Sin embargo, hay otro aspecto del arte de la ficción que sólo los escritores conocen y que muchas veces tiene que ver con la intertextualidad: la oportunidad perdida. Inevitablemente, uno, en el curso de sus lecturas, se encuentra con ecos, prefiguraciones y analogías de su propia obra mucho tiempo después de haberla terminado y publicado, cuando es demasiado tarde para aprovechar el descubrimiento. Hacia el final de El mundo es un pañuelo hay una escena que se desarrolla en Nueva York durante el congreso de la MLA (The Modern Languages Association), que siempre tiene lugar a finales de diciembre. Tras el triunfo del protagonista, Persse McGarrigle, en la sesión dedicada a «La función de la crítica», hay un sorprendente cambio climático: una corriente de aire cálido que procede del sur hace que los termómetros de Manhattan alcancen temperaturas insólitas para esta estación del año. En el esquema mítico que sirve de base al libro, ello equivale a la fertilización del reino baldío del Rey Pescador en la leyenda del Grial, como consecuencia de que el Caballero ha formulado la pregunta necesaria. Arthur Kingfisher, el decano de la crítica académica moderna, que preside el congreso, siente que ha escapado milagrosamente a la maldición de la impotencia sexual. Le dice a su amante coreana, Song-mi:

Es como el veranillo de San Martín…, Un período de tiempo apacible en pleno invierno. Los antiguos lo llamaban los días del alción, cuando se suponía que el martín pescador empollaba sus huevos.[4] ¿Recuerdas a Milton: «Las aves se posan incubando en la calmada ola»? El ave era un martín pescador. Eso es lo que significa alcyon en griego, Song-mi: martín pescador. Mis días. Nuestros días.

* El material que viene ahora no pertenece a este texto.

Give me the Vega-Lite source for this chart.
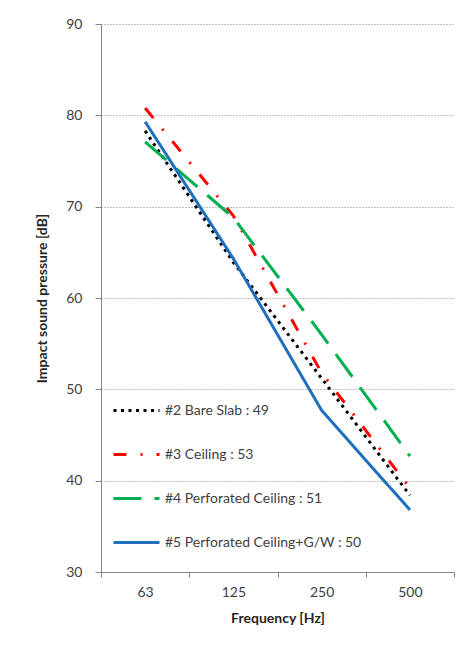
{
  "$schema": "https://vega.github.io/schema/vega-lite/v6.json",
  "autosize": {"type": "none"},
  "width": 353,
  "height": 548,
  "padding": {"left": 101, "top": 24, "right": 14, "bottom": 76},
  "background": "white",
  "data": {
    "values": [
      {"series": "#2 Bare Slab : 49", "freq": "63", "value": 78.3},
      {"series": "#2 Bare Slab : 49", "freq": "125", "value": 63.9},
      {"series": "#2 Bare Slab : 49", "freq": "250", "value": 51.2},
      {"series": "#2 Bare Slab : 49", "freq": "500", "value": 38.4},
      {"series": "#3 Ceiling : 53", "freq": "63", "value": 80.8},
      {"series": "#3 Ceiling : 53", "freq": "125", "value": 69.0},
      {"series": "#3 Ceiling : 53", "freq": "250", "value": 51.8},
      {"series": "#3 Ceiling : 53", "freq": "500", "value": 39.2},
      {"series": "#4 Perforated Ceiling : 51", "freq": "63", "value": 77.1},
      {"series": "#4 Perforated Ceiling : 51", "freq": "125", "value": 68.8},
      {"series": "#4 Perforated Ceiling : 51", "freq": "250", "value": 56.0},
      {"series": "#4 Perforated Ceiling : 51", "freq": "500", "value": 42.7},
      {"series": "#5 Perforated Ceiling+G/W : 50", "freq": "63", "value": 79.3},
      {"series": "#5 Perforated Ceiling+G/W : 50", "freq": "125", "value": 64.3},
      {"series": "#5 Perforated Ceiling+G/W : 50", "freq": "250", "value": 47.7},
      {"series": "#5 Perforated Ceiling+G/W : 50", "freq": "500", "value": 36.8}
    ]
  },
  "mark": {"type": "line", "strokeWidth": 3},
  "encoding": {
    "x": {
      "field": "freq",
      "type": "ordinal",
      "sort": ["63", "125", "250", "500"],
      "scale": {"type": "band", "paddingInner": 0, "paddingOuter": 0},
      "axis": {
        "title": "Frequency [Hz]",
        "labelAngle": 0,
        "tickBand": "extent",
        "tickSize": 5,
        "labelPadding": 8,
        "titlePadding": 12,
        "grid": false
      }
    },
    "y": {
      "field": "value",
      "type": "quantitative",
      "scale": {"domain": [30, 90], "nice": false, "zero": false},
      "axis": {
        "title": "Impact sound pressure [dB]",
        "values": [30, 40, 50, 60, 70, 80, 90],
        "tickSize": 6,
        "labelPadding": 13,
        "titlePadding": 16,
        "grid": true,
        "gridColor": "#7f7f7f",
        "gridDash": [1, 2],
        "gridWidth": 1
      }
    },
    "color": {
      "field": "series",
      "type": "nominal",
      "scale": {
        "domain": ["#2 Bare Slab : 49", "#3 Ceiling : 53", "#4 Perforated Ceiling : 51", "#5 Perforated Ceiling+G/W : 50"],
        "range": ["#000000", "#ff0000", "#00b050", "#1f6fbf"]
      },
      "legend": {
        "title": null,
        "orient": "none",
        "legendX": 11,
        "legendY": 362,
        "symbolType": "stroke",
        "symbolSize": 2116,
        "symbolStrokeWidth": 3,
        "rowPadding": 12,
        "labelFont": "Lato",
        "labelFontSize": 14,
        "labelColor": "#404040",
        "labelOffset": 4,
        "labelLimit": 300
      }
    },
    "strokeDash": {
      "field": "series",
      "type": "nominal",
      "scale": {
        "domain": ["#2 Bare Slab : 49", "#3 Ceiling : 53", "#4 Perforated Ceiling : 51", "#5 Perforated Ceiling+G/W : 50"],
        "range": [[3, 4.5], [13, 14, 2, 14], [28, 13], [1, 0]]
      },
      "legend": {
        "title": null,
        "orient": "none",
        "legendX": 11,
        "legendY": 362,
        "symbolType": "stroke",
        "symbolSize": 2116,
        "symbolStrokeWidth": 3,
        "rowPadding": 12,
        "labelFont": "Lato",
        "labelFontSize": 14,
        "labelColor": "#404040",
        "labelOffset": 4,
        "labelLimit": 300
      }
    }
  },
  "config": {
    "view": {"stroke": null},
    "axis": {
      "domainColor": "#868686",
      "tickColor": "#868686",
      "labelFont": "Lato",
      "labelFontSize": 14,
      "labelColor": "#404040",
      "titleFont": "Lato",
      "titleFontSize": 14,
      "titleFontWeight": "bold",
      "titleColor": "#262626"
    }
  }
}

(Traducción de Esteban Riambau Saurí.)

Podría haber continuado, citando otro fragmento de poema, maravillosamente apropiado:

Kingfisher weather, with a light fair breeze,

Full canvas, and the eight sails drawing well.

(El tiempo favorito del martín pescador, con una leve, grata brisa, a toda vela, izadas las ocho, viento en popa.)

Y podría haber añadido: «Eran los mejores versos de La tierra baldía, pero Ezra Pound convenció a Tom Eliot de que los quitara». Por desgracia no tropecé con ellos —en la edición facsímil de La tierra baldía realizada por Valerie Eliot, que incluye los borradores y las anotaciones de Ezra Pound— hasta algún tiempo después de la publicación de El mundo es un pañuelo.